CLIMATEWIRE | Five ozone-depleting substances are increasing in the atmosphere, a new study finds, despite an international ban on their use and production.
The discovery has mystified scientists and alarmed them because the substances are warming the planet. Their climate impact is equivalent to the carbon emissions from a small country.
“We don’t really know where it’s coming from, and that’s really a bit scary,” said study co-author Stefan Reimann, a scientist with the Swiss Federal Laboratories for Materials Science and Technology, at a news conference on Monday.
The study, published Monday in the journal Nature Geoscience, documents the growing emissions of five chlorofluorocarbons, or CFCs, between 2010 and 2020.
CFCs are widely known for having depleted the Earth's atmospheric ozone layer through the 1980s. The five mystery CFCs are causing little damage to the ozone layer, the study says, but the climate impacts are substantial. In 2020, the five CFCs had a combined effect that was equivalent to about 47 million metric tons of carbon dioxide in the atmosphere.
That’s roughly 1 1/2 times London’s annual carbon dioxide emissions. It’s also similar to the annual emissions of nations such as Switzerland or Sweden.
“Mitigating these emissions would have a large impact on climate, about the same as a small country going carbon neutral,” said lead study author Luke Western, a scientist at the University of Bristol and at NOAA’s Global Monitoring Laboratory.
CFCs were used in aerosol sprays and industrial refrigeration until an international agreement known as the Montreal Protocol began phasing out their production and most of their uses starting in 1989. The Earth’s ozone layer is on track to recover to its pre-1980s condition within a few decades.

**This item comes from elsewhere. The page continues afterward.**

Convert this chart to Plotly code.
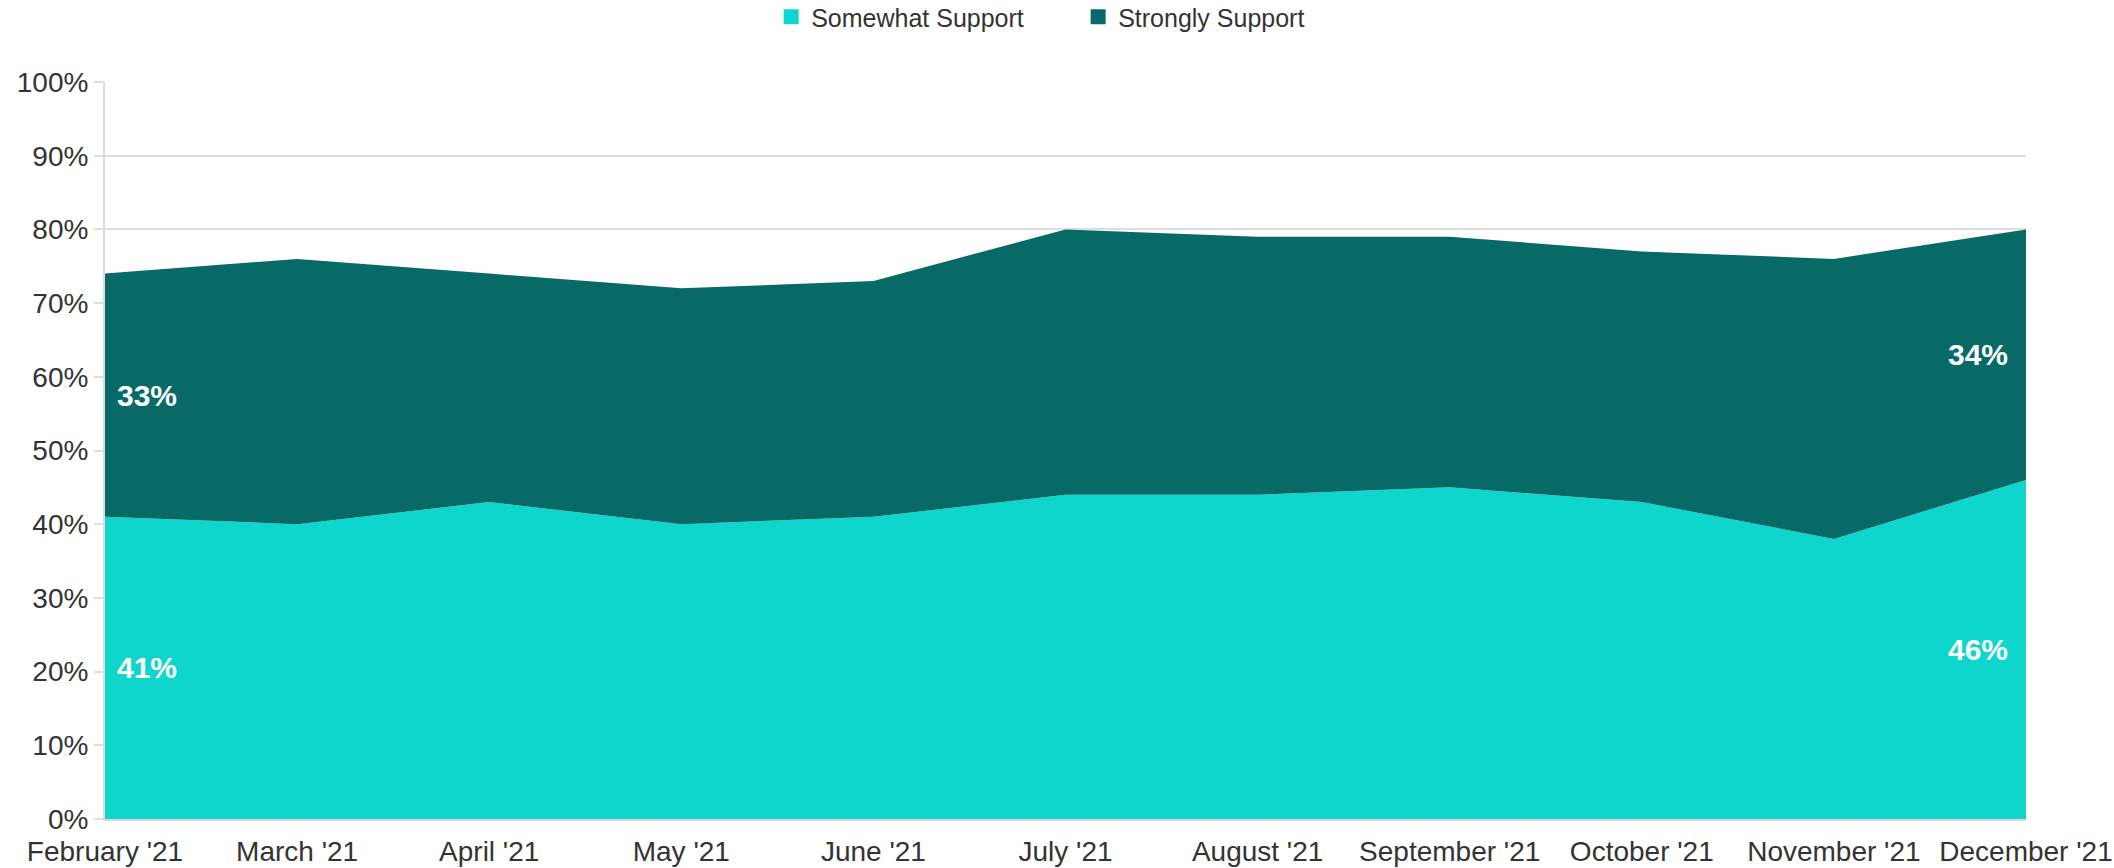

A 2010 update to the agreement banned the production of CFCs for any purpose that would lead them to enter the atmosphere. In theory, that means they should all have been decreasing over the last decade.

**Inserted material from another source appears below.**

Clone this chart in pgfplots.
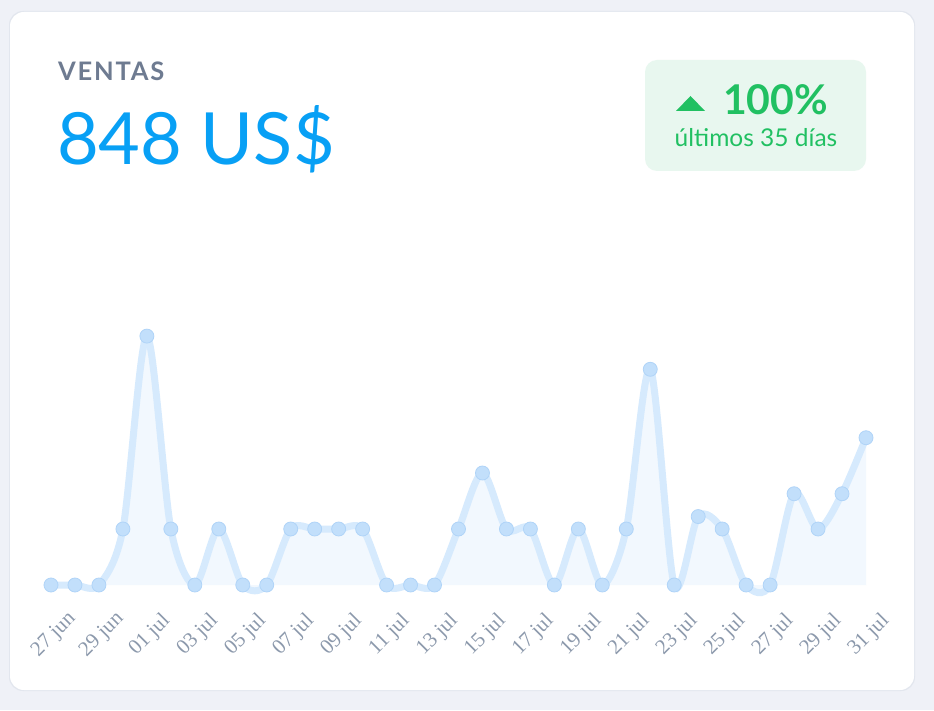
\documentclass[border=0pt]{standalone}
\usepackage{fontspec}
\setmainfont{Lato}
\newfontfamily\tickfont{Liberation Serif}
\usepackage{pgfplots}
\pgfplotsset{compat=1.18}
\definecolor{pagebg}{RGB}{239,241,247}
\definecolor{cardedge}{RGB}{226,230,238}
\definecolor{titlegray}{RGB}{110,123,145}
\definecolor{bigblue}{RGB}{8,160,245}
\definecolor{badgebg}{RGB}{232,247,239}
\definecolor{badgegreen}{RGB}{33,192,98}
\definecolor{linecol}{RGB}{214,234,253}
\definecolor{markfill}{RGB}{194,223,251}
\definecolor{markdraw}{RGB}{176,212,248}
\definecolor{areafill}{RGB}{242,248,254}
\definecolor{tickgray}{RGB}{140,153,172}
\begin{document}
\begin{tikzpicture}[x=1pt,y=1pt]
% page and card
\fill[pagebg] (0,0) rectangle (934,710);
\fill[cardedge,rounded corners=14pt] (9,19) rectangle (915,699);
\fill[white,rounded corners=14pt] (10,20) rectangle (914,698);
% titles
\node[anchor=base west,inner sep=0pt,text=titlegray] at (58,629)
  {\fontsize{25.5}{28}\selectfont\bfseries\addfontfeatures{LetterSpace=7}VENTAS};
\node[anchor=base west,inner sep=0pt,text=bigblue] at (57,545)
  {\fontsize{72}{80}\selectfont 848 US\$};
% badge
\fill[badgebg,rounded corners=12pt] (645,539) rectangle (866,650);
\fill[badgegreen] (676,599) -- (705,599) -- (690.5,614) -- cycle;
\node[anchor=base west,inner sep=0pt,text=badgegreen] at (723,595)
  {\fontsize{41}{44}\selectfont\bfseries 100\%};
\node[anchor=base,inner sep=0pt,text=badgegreen] at (756,563)
  {\fontsize{24.5}{28}\selectfont últimos 35 días};
% chart
\begin{axis}[
  at={(51pt,125pt)}, anchor=origin,
  scale only axis, width=815pt, height=280pt,
  xmin=0, xmax=34, ymin=0, ymax=135,
  clip=false,
  axis line style={draw=none},
  hide y axis,
  tick style={draw=none},
  xtick={0,2,...,34},
  xticklabels={27 jun,29 jun,01 jul,03 jul,05 jul,07 jul,09 jul,11 jul,13 jul,15 jul,17 jul,19 jul,21 jul,23 jul,25 jul,27 jul,29 jul,31 jul},
  xticklabel style={xshift=3pt, yshift=-50pt, rotate=45, anchor=center,
    font=\tickfont\fontsize{21}{23}\selectfont, text=tickgray},
]
\pgfplotstableread{
x y
0 0
1 0
2 0
3 27
4 120
5 27
6 0
7 27
8 0
9 0
10 27
11 27
12 27
13 27
14 0
15 0
16 0
17 27
18 54
19 27
20 27
21 0
22 27
23 0
24 27
25 104
26 0
27 33
28 27
29 0
30 0
31 44
32 27
33 44
34 71
}\sales
\addplot[draw=none, fill=areafill, smooth, tension=0.5] table {\sales} \closedcycle;
\addplot[linecol, line width=7pt, smooth, tension=0.5] table {\sales};
\addplot[only marks, mark=*, mark size=7pt,
  mark options={fill=markfill, draw=markdraw, line width=0.8pt}] table {\sales};
\end{axis}
\end{tikzpicture}
\end{document}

But CFCs can still be used as ingredients in the production of other chemicals, a process that enables them to leak into the atmosphere. CFCs also are sometimes produced as byproducts of industrial processes.
Three of the CFCs identified in the new study are ingredients or byproducts in the production of ozone-friendly chemicals that were invented to replace CFCs. Those chemicals include certain hydrofluorocarbons, or HFCs, and hydrofluoroolefins, or HFOs.
Both of those chemicals have climate impacts. HFCs are potent greenhouse gases that were targeted for being phased out in a 2016 update to the Montreal Protocol known as the Kigali Amendment.
The supposedly climate-friendly replacement — HFOs — turns out to have climate impacts because CFCs are an ingredient in their manufacture and leak out during the production process.
“What we’re suggesting here is there may be some cost to ozone and climate when creating these HFCs and HFOs, as ozone-depleting CFCs may be released during the process,” Western said.
The other two of the five CFCs identified by the study have no known uses. That makes it difficult to figure out their origin and how to stop their release.
It’s not the first time that recent research has identified an increasing CFC. A 2018 study published in Nature reported that a chlorofluorocarbon known as CFC-11 had been increasing since 2012. Scientists later tracked the emissions to several regions of Asia, with around half the increase likely coming from eastern China, potentially the result of unreported CFC production.
More recent research has noted that these emissions have begun to decrease again over the last few years.
The new study highlights the importance of long-term monitoring, Western said, especially because ozone-depleting substances often have implications for the climate as well as the ozone layer.
Extensive monitoring networks in parts of the world including Europe and North America help scientists keep track of CFC leaks. But monitoring efforts are sparser in other regions, said Reimann, the study co-author.
“There are other parts in the world which are less well covered," Reimann said. “That’s also a message — that we should have more measurements in other parts of the world.”